Bild: Der italienische Regisseur Pier Paolo Pasolini mit Sonnenbrille
Mit dem Slogan „Italiens verstecktes Juwel“ bewirbt eine Fluglinie aktuell
Reisen nach [1][Reggio Calabria]. Biografische Zufälle haben mich mehrmals
an die Stiefelspitze geführt, und in den vergangenen Herbstferien war ich
nun wieder da, mehr oder weniger pünktlich zum 50. Jahrestag der Ermordung
von Pier Paolo Pasolini am 4. November 1975.
Anfang der 1990er kam ich noch mit dem Zug, schlief im Liegewagen auf
meiner Brille ein, der das nicht gefiel. Bis zur Ankunft in Reggio wurde
ich gesotten im Abteil und draußen halbblind ins gnadenlose Licht des
tiefen Südens gestellt. Dann einen Monat Party mit lustigen Spaniern in
einer WG für die Zeit unseres Sprachkurses, aber unvergessen die Szene, als
fiese Typen vor der Stranddisco auftauchten, einen Straßenhund wegtraten
und sich überhaupt wie Herrenmenschen benahmen.
Von Mafia hatte ich damals nur im „Paten“ gehört, von der kalabresischen
Ausprägung [2][’ Ndrangheta] jedoch noch nie. Was ich von der Stadt
mitbekam, war jenseits von Strand und Palmen desolat, die jungen Leute, die
wir kennenlernten, wollten nichts wie weg. Ich kam wieder, zwei Jahrzehnte
waren vergangen, ließ mir von Antimafiaaktivisten und einer Spezialeinheit
der Carabinieri die Villen der Bosse zeigen, den [3][Kokainhafen Gioia
Tauro], die in die toten Flüsse gesetzten Bauruinen.

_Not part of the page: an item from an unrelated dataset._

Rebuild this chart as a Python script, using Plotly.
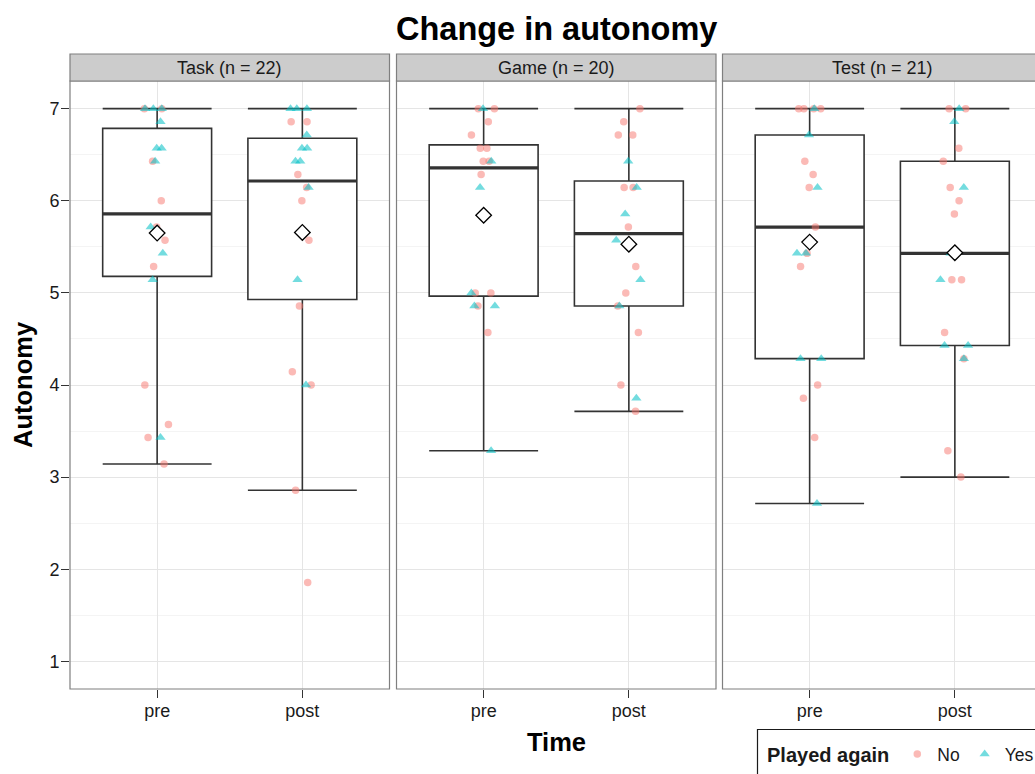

Noch mal Jahre später, eine [4][Recherche zum Menschenhandel], 200
sogenannte illegale Erntearbeiter in einer verrotteten Lagerhalle, ein
Wasserhahn. Und nun in sechs Stunden von Tür zu Tür, mit Familie und Taxi
und in jedem Raum der Ferienwohnung ein Bildschirm. Das Stadtzentrum, eine
Art touristischer Themenpark, gruppiert rund um die museale
Hauptattraktion, die sogenannten [5][Bronzen von Riace.]
Wie hätte Pasolini das gefunden? Entspricht Reggio Calabria nicht genau
seinem [6][Modell von ökonomischer Entwicklung ohne humanen Fortschritt?]
Eine Stadt, die jahrzehntelang unter dem Albtraum mafioser Herrschaft
gedämmert hat und nun geradezu explodiert, noch für wenige Monate ein
„verstecktes Juwel“, danach einfach eine weitere Insta-Hölle? Oder ist
alles schlicht eine Frage, durch welche Brille man schaut? In ihrem
[7][Nachruf auf Pasolini schrieb Rossana Rossanda vor 50 Jahren]: Wenn er
es überlebt hätte, er hätte den 17-Jährigen, der ihn totprügelte,
verteidigt.
16 Nov 2025
## LINKS
[1] https://monde-diplomatique.de/artikel/!5364216
[2] /Buch-ueber-die-Antimafia/!5788490
[3] /Kokain-Container-am-Mittelmeer/!5128439
[4] https://pag-asa.be/medias/ressourcepublicationitem/30/file/nld/Menschenhand…
[5] https://turismo.reggiocal.it/de/kultur/archaeologie-und-geschichte/die-bron…
[6] https://www.cittapasolini.com/post/pier-paolo-pasolini-sviluppo-e-progresso…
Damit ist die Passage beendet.